There are two reasons. Due to the close relations with the Mubarak regime, the leadership is perplexed by expressions of support for the opponents of a friend. The second reason - when a regime is insufficiently democratic, it fears that popular demonstrations might spin out of control.
There are reasons to suppose that many of the factors that drove people to protest in Tunisia and Egypt are in play here.
There is one huge difference: Here we live under Israeli occupation. We have to focus on the main goal of ending the occupation. And that's the problem: For years we have behaved as though we have turned into a subcontractor of the occupation, so we have to return and make the occupation pay a price. Not necessarily by using arms, and definitely not by harming civilians.
People dare in several places to confront the Israeli army, but not the Palestinian police.
Yes.
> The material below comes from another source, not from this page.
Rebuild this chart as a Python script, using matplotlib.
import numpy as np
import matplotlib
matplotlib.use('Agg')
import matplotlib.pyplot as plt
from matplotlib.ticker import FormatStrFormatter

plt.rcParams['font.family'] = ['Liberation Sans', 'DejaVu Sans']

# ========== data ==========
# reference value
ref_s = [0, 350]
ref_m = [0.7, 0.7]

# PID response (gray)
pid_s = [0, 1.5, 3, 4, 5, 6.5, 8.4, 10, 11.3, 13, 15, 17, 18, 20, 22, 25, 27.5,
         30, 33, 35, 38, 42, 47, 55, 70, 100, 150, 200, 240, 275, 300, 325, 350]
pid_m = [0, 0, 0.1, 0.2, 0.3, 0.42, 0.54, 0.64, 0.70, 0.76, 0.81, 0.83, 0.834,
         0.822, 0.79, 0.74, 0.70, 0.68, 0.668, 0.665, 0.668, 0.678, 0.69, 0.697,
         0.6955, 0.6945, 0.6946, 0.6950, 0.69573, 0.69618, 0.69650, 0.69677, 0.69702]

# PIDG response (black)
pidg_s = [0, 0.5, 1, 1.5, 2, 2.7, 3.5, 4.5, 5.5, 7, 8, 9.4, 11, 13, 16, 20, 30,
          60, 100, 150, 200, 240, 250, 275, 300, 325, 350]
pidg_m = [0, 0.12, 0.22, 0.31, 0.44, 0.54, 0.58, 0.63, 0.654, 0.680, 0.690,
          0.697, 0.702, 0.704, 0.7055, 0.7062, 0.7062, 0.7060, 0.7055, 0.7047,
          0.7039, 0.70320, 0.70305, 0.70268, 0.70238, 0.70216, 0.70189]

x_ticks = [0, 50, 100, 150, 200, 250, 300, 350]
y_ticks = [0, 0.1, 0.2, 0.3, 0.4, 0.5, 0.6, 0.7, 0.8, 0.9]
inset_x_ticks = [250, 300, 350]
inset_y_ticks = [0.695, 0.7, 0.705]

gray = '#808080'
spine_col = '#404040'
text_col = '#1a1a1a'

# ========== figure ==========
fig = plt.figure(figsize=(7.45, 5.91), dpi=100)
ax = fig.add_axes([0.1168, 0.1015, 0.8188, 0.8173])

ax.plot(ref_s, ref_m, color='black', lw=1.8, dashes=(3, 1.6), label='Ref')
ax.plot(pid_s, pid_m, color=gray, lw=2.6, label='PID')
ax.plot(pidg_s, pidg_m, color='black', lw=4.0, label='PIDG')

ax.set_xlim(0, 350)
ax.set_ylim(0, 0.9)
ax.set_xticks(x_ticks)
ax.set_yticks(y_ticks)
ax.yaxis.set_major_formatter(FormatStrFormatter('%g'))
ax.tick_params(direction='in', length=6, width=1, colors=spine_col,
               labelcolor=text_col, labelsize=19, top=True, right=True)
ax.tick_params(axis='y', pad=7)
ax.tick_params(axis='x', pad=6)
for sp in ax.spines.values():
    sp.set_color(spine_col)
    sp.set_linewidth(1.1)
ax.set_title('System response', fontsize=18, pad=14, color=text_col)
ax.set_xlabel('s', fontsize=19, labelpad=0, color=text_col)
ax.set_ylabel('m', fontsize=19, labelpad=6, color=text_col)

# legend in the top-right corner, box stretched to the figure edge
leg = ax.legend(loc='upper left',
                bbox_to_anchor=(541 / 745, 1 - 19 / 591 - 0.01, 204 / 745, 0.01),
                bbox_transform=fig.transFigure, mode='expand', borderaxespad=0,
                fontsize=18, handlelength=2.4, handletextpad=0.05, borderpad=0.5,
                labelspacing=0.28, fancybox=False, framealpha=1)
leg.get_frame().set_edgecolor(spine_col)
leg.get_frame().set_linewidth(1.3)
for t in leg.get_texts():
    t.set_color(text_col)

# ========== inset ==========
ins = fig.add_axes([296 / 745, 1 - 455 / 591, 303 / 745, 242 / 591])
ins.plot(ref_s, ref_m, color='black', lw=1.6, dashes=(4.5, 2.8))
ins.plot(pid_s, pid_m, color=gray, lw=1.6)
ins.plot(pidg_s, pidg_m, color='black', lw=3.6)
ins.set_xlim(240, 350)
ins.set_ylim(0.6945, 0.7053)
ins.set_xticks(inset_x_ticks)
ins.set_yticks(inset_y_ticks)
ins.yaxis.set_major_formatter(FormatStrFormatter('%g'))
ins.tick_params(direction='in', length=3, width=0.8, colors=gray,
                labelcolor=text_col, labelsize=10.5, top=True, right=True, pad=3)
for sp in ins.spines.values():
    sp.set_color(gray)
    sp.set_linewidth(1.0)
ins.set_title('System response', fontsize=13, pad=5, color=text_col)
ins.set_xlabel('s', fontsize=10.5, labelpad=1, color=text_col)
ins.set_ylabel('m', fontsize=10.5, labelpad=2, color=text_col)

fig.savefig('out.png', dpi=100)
But that won't continue indefinitely. The main lesson to be drawn from the Al Jazeera documents is that Israel is not ripe for a fair political agreement. So we should concentrate on our internal situation, put our home in order, enhance our steadfastness. A storm of change is soon to happen, and if we fail to change our path, we will be swept up by it.
Dr. al Aker, who has been quoted as saying the Palestinian Authority was becoming a police state even though it was not a state, complains of arbitrary arrests and torture of detainees, of the security and intelligence apparatus screening people for jobs, and security bodies ignoring the courts.
And in the Gaza Strip?
"It's a mirror image", he says, going on to refer to the PA's building an army under supervision of the occupier, and to the size of the security apparatus. "Our ratio between security men and civilians is one of the highest in the world. Why?"
Isn't it strange, Amira Hass asked, that the leaders of an occupied people are not supporting a popular uprising?
"That's the result and the price of being dragged to the status of a regime, before liberation, while giving up on the agenda of a national liberation movement. As a regime, they must identify with regimes.
Is the situation reversible? Can the PLO return from its status as a virtual regime to a national liberation movement?
"The same people? No. But there is a new a spirit. The Palestinian Authority's role has to change. The leadership core must return to the PLO, while the PA should remain with powers as a large municipality. Nothing more. The PLO, which has lost its structure, must be rebuilt.
"I can feel the seeds of change. There are demonstrations in the villages, the BDS [Boycott, Divestment and Sanctions against Israel], the boycott on settlement products, defying the PA on the Goldstone report. What has happened in Tunisia and Egypt will expedite the process of change, revitalize the Palestinian cause and bring it back to where it belongs - not to a government or a "state," but as a movement of national liberation."